Define $k$ (number of faces on the fair die) and T (number of trials).

Roll it twice and record the outcomes as $x,y \in {1,2,\dots,k}$.

Let $C$ count the number of times that $GCD(x,y)=1$ after $T$ trials.

The probability of being coprime (i.e., $GCD =1)$ is

$$ \frac{C}{T} $$

However, the Probability that two random numbers are coprime is $\frac{6}{\pi^2}$

So,

$$\frac{6}{\pi^2} = \frac{C}{T}$$

Thus, an estimate of $\pi$ is

$$\pi \approx \sqrt{\frac{6T}{C}}$$

Wrote a C program to estimate $\pi$ using $10,000,000$ for the faces and trials to improve accuracy. (Approx pi value: $3.141503$)

Is this a valid method to calculate happy $\pi$ day?

Answer 1

This is an approximation to two distinct limits, one as the number of faces increases (with six-sided dice you might think about $\sqrt{6 \times \frac{36}{23}} \approx 3.0645$) and the other from simulation in a law of large numbers sense as the number of rolls increases.
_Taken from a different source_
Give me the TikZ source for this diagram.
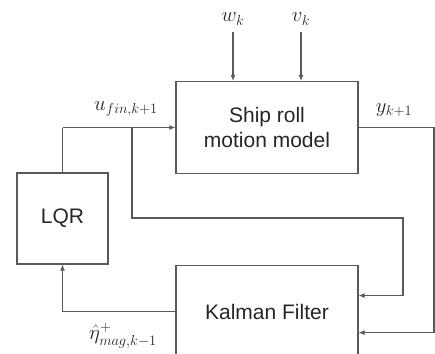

So you will only get an approximation. C would be faster, but in R you might do something like

set.seed(2023)
faces <- 10^7
rolls <- 10^7
firstroll  <- sample(faces, rolls, replace=TRUE)
secondroll <- sample(faces, rolls, replace=TRUE)
higher <- ifelse(firstroll > secondroll, firstroll, secondroll)
lower  <- firstroll + secondroll - higher
hcf <- numeric(0)
while (length(lower) > 0){ 
   remainder <- higher %% lower
   hcf <- c(hcf, lower[remainder == 0])
   higher <- lower[remainder > 0]
   lower  <- remainder[remainder > 0]
   }
mean(hcf == 1)                   # 6/pi^2 = 0.60792710
# 0.6080553
sqrt(6 * rolls / sum(hcf == 1))  #     pi = 3.14159265
# 3.141261

which is not awful, but if you are going to use a computer then there are better and faster ways to get a good estimate of $\pi$.